Motivated by this question. For us "$\kappa$ has tree property" means any tree that has underlying set $\kappa$, height $\kappa$ and levels $<\kappa$ has a branch.

The strength of $\mathsf{ZF+}$ "$\omega_1$ has tree property" is exactly that of a weakly compact; the forcing direction is the same construction as Jech's making $\omega_1$ measurable. But what if we consider $L(\mathbb{R})$? Feel free to add $\mathsf{DC}$ if that matters.

More broadly, is there some statement $\varphi$ such that the strength of $L(\mathbb{R})\models\varphi$ is exactly a weakly compact? Note that

$\varphi=$ there exists a countable transitive model of $\mathsf{ZFC+}$ "there is a weakly compact cardinal"

does not work, and is cheating anyway. If there turns out to be some other way of cheating, my next question would be whether there is a natural statement $\varphi$.

Answer 1

Suppose $V=L$ and $\kappa$ is weakly compact. Force with the Levy collapse below $\kappa$. Then in $M=L(\mathbb{R}^{L[G]})$, $\omega_1$ has the tree property. For if $T\in M$ is a tree of the relevant kind, then $T\in\mathrm{HOD}^{L[G]}_{\{x\}}$ for some $x\in\mathbb{R}^{L[G]}$ (since $M=L(\mathbb{R})^{L[G]}$). Let $\alpha<\kappa$ be such that $x\in L[G\upharpoonright\alpha]$. Then $T\in L[G\upharpoonright\alpha]$, by homogeneity of the tail of the Levy collapse.

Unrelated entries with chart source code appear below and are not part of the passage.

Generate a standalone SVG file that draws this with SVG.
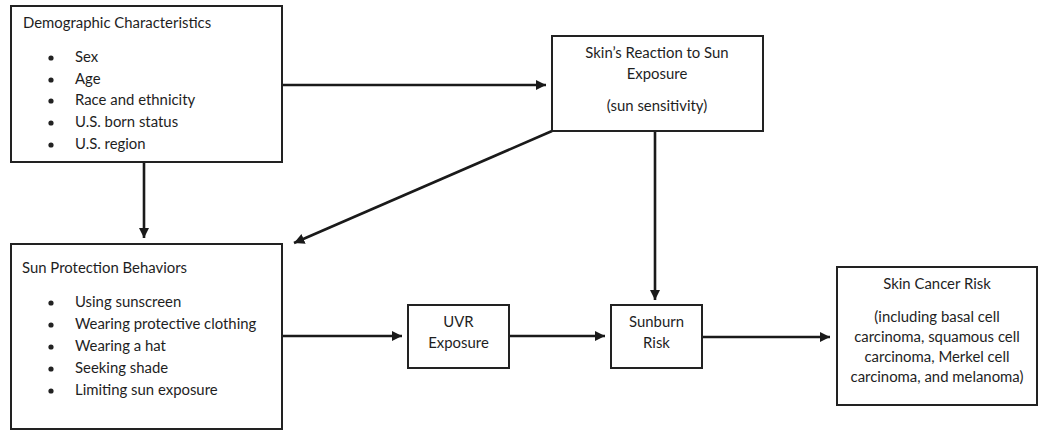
<svg xmlns="http://www.w3.org/2000/svg" width="1039" height="431" viewBox="0 0 1039 431">
<defs>
<marker id="ah" viewBox="0 0 10 10" refX="10" refY="5" markerWidth="4" markerHeight="4" markerUnits="strokeWidth" orient="auto">
<path d="M0,0 L10,5 L0,10 Z" fill="#1a1a1a"/>
</marker>
</defs>
<style>
.box{fill:#fff;stroke:#222;stroke-width:2}
.t{font-family:Lato,"Liberation Sans",sans-serif;font-size:14.9px;fill:#1e1e1e}
.c{text-anchor:middle}
.e{stroke:#1a1a1a;stroke-width:2.6;fill:none;marker-end:url(#ah)}
</style>
<rect width="1039" height="431" fill="#fff"/>
<g id="connectors">
<line class="e" x1="283" y1="85" x2="546" y2="85"/>
<line class="e" x1="144" y1="162" x2="144" y2="238"/>
<line class="e" x1="552" y1="131" x2="294" y2="243"/>
<line class="e" x1="655" y1="132" x2="655" y2="300"/>
<line class="e" x1="283" y1="336" x2="402" y2="336"/>
<line class="e" x1="509" y1="336" x2="605" y2="336"/>
<line class="e" x1="702" y1="337" x2="830" y2="337"/>
</g>
<g id="demographic">
<rect class="box" x="11" y="6" width="271" height="156"/>
<text class="t" x="23" y="28">Demographic Characteristics</text>
<circle cx="51" cy="58" r="2.6" fill="#222"/><text class="t" x="75" y="62">Sex</text>
<circle cx="51" cy="80" r="2.6" fill="#222"/><text class="t" x="75" y="84">Age</text>
<circle cx="51" cy="101" r="2.6" fill="#222"/><text class="t" x="75" y="105">Race and ethnicity</text>
<circle cx="51" cy="123" r="2.6" fill="#222"/><text class="t" x="75" y="127">U.S. born status</text>
<circle cx="51" cy="145" r="2.6" fill="#222"/><text class="t" x="75" y="149">U.S. region</text>
</g>
<g id="skin-reaction">
<rect class="box" x="552" y="36" width="211" height="95"/>
<text class="t c" x="657" y="58">Skin’s Reaction to Sun</text>
<text class="t c" x="657" y="79">Exposure</text>
<text class="t c" x="657" y="111">(sun sensitivity)</text>
</g>
<g id="sun-protection">
<rect class="box" x="11" y="244" width="271" height="185"/>
<text class="t" x="22" y="273">Sun Protection Behaviors</text>
<circle cx="51" cy="303" r="2.6" fill="#222"/><text class="t" x="75" y="307">Using sunscreen</text>
<circle cx="51" cy="325" r="2.6" fill="#222"/><text class="t" x="75" y="329">Wearing protective clothing</text>
<circle cx="51" cy="347" r="2.6" fill="#222"/><text class="t" x="75" y="351">Wearing a hat</text>
<circle cx="51" cy="369" r="2.6" fill="#222"/><text class="t" x="75" y="373">Seeking shade</text>
<circle cx="51" cy="391" r="2.6" fill="#222"/><text class="t" x="75" y="395">Limiting sun exposure</text>
</g>
<g id="uvr">
<rect class="box" x="408" y="305" width="101" height="63"/>
<text class="t c" x="458.5" y="327">UVR</text>
<text class="t c" x="458.5" y="348">Exposure</text>
</g>
<g id="sunburn">
<rect class="box" x="611" y="305" width="91" height="63"/>
<text class="t c" x="656.5" y="327">Sunburn</text>
<text class="t c" x="656.5" y="348">Risk</text>
</g>
<g id="skin-cancer">
<rect class="box" x="837" y="267" width="200" height="138"/>
<text class="t c" x="937" y="289">Skin Cancer Risk</text>
<text class="t c" x="937" y="322">(including basal cell</text>
<text class="t c" x="937" y="342">carcinoma, squamous cell</text>
<text class="t c" x="937" y="362">carcinoma, Merkel cell</text>
<text class="t c" x="937" y="382">carcinoma, and melanoma)</text>
</g>
</svg>
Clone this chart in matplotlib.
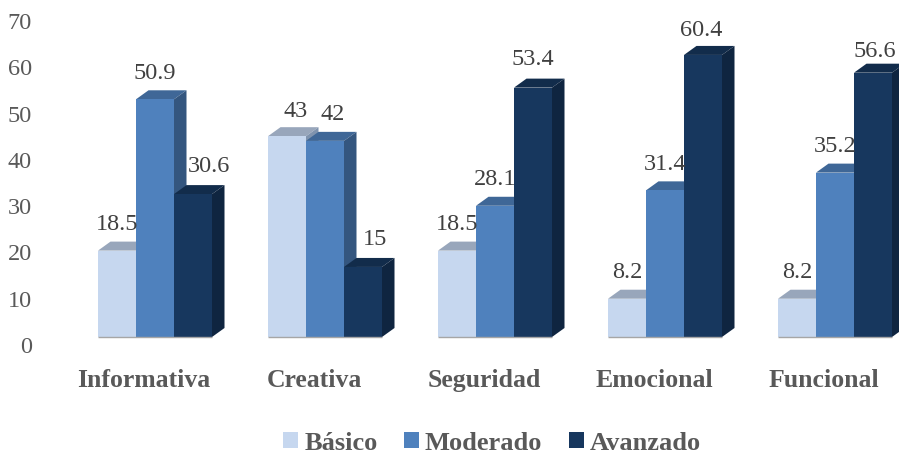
import matplotlib
matplotlib.use("Agg")
import matplotlib.pyplot as plt
from matplotlib.patches import Polygon, Patch

plt.rcParams['font.family'] = ['Liberation Serif', 'DejaVu Serif']

# Data
categories = ["Informativa", "Creativa", "Seguridad", "Emocional", "Funcional"]
basico = [18.5, 43, 18.5, 8.2, 8.2]
moderado = [50.9, 42, 28.1, 31.4, 35.2]
avanzado = [30.6, 15, 53.4, 60.4, 56.6]
y_ticks = [0, 10, 20, 30, 40, 50, 60, 70]

series = [basico, moderado, avanzado]
names = ["Básico", "Moderado", "Avanzado"]
front_colors = ["#C6D7EF", "#4F81BD", "#17375E"]
top_colors = ["#98A6BB", "#3F6797", "#122C4B"]
side_colors = ["#7F93AE", "#34567F", "#0F2540"]

# Pixel layout of the figure
W, H = 899, 455
GROUP_PX = 170
BAR_PX = 38
FIRST_CENTER = 155
BASE_Y = 337
PX_PER_UNIT = 4.67
DEPTH_X = 12.5 / GROUP_PX
DEPTH_Y = 9 / PX_PER_UNIT
bar_w = BAR_PX / GROUP_PX

# Hand shifts for labels that dodge a neighbouring bar (x px, y px)
label_shift = {(0, 2): (16, 2), (1, 0): (9, -1), (1, 1): (8, 0), (1, 2): (12, 1),
               (2, 2): (0, 2), (3, 2): (-2, -2), (4, 2): (2, -5)}

fig = plt.figure(figsize=(W / 100, H / 100), dpi=100)
ax = fig.add_axes([0, (H - BASE_Y) / H, 1, BASE_Y / H])
ax.set_xlim(-FIRST_CENTER / GROUP_PX, (W - FIRST_CENTER) / GROUP_PX)
ax.set_ylim(0, BASE_Y / PX_PER_UNIT)
ax.patch.set_visible(False)
for s in ax.spines.values():
    s.set_visible(False)
ax.set_yticks([])

for c in range(len(categories)):
    for k, vals in enumerate(series):
        v = vals[c]
        x0 = c + (k - 1.5) * bar_w
        x1 = x0 + bar_w
        z = 2 + c * 3 + k
        ax.add_patch(Polygon([(x0, v), (x1, v), (x1 + DEPTH_X, v + DEPTH_Y), (x0 + DEPTH_X, v + DEPTH_Y)],
                             facecolor=top_colors[k], edgecolor="none", zorder=z))
        ax.add_patch(Polygon([(x1, 0), (x1 + DEPTH_X, DEPTH_Y), (x1 + DEPTH_X, v + DEPTH_Y), (x1, v)],
                             facecolor=side_colors[k], edgecolor="none", zorder=z))
        ax.bar(x0 + bar_w / 2, v, width=bar_w, color=front_colors[k], zorder=z + 0.5)
    ax.hlines(0, c - 1.5 * bar_w, c + 1.5 * bar_w, color="#A6A6A6", lw=1, zorder=30, clip_on=False)

for c in range(len(categories)):
    for k, vals in enumerate(series):
        v = vals[c]
        dx, dy = label_shift.get((c, k), (0, 0))
        ax.annotate(f"{v:g}", (c + (k - 1) * bar_w, v), xytext=(dx * 0.72, (26 + dy) * 0.72),
                    textcoords="offset points", ha="center", va="center",
                    fontsize=17.5, color="#404040", zorder=40, annotation_clip=False)

# Category labels sit a little left of the group centre
ax.set_xticks([c - 11 / GROUP_PX for c in range(len(categories))])
ax.set_xticklabels(categories, fontsize=18.5, fontweight="bold", color="#595959")
ax.tick_params(axis="x", length=0, pad=23)

# The value axis is offset from the bars, as in the 3D original
ax_y = fig.add_axes([36 / W, (H - 345) / H, 1 / W, (345 - 21) / H])
ax_y.set_ylim(0, 70)
ax_y.set_yticks(y_ticks)
ax_y.set_xticks([])
ax_y.patch.set_visible(False)
for s in ax_y.spines.values():
    s.set_visible(False)
ax_y.tick_params(axis="y", length=0, pad=3, labelsize=17.5, labelcolor="#595959")

handles = [Patch(facecolor=col, edgecolor="none", label=n) for col, n in zip(front_colors, names)]
fig.legend(handles=handles, ncol=3, loc="center", bbox_to_anchor=(492 / W, (H - 443) / H),
           frameon=False, handlelength=0.57, handleheight=0.57, handletextpad=0.23,
           columnspacing=1.0, prop={"size": 19, "weight": "bold"}, labelcolor="#595959")

fig.savefig("out.png", dpi=100)
plt.close()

Since $\kappa$ is weakly compact in $L[G\upharpoonright\alpha]$, and $T$ also has the right form in $L[G\upharpoonright\alpha]$, there is $b\in L[G\upharpoonright\alpha]$ which is a $T$-cofinal branch. But then $L[G\upharpoonright\alpha]\subseteq M$, so $b\in M$. Note we also have DC in $M$.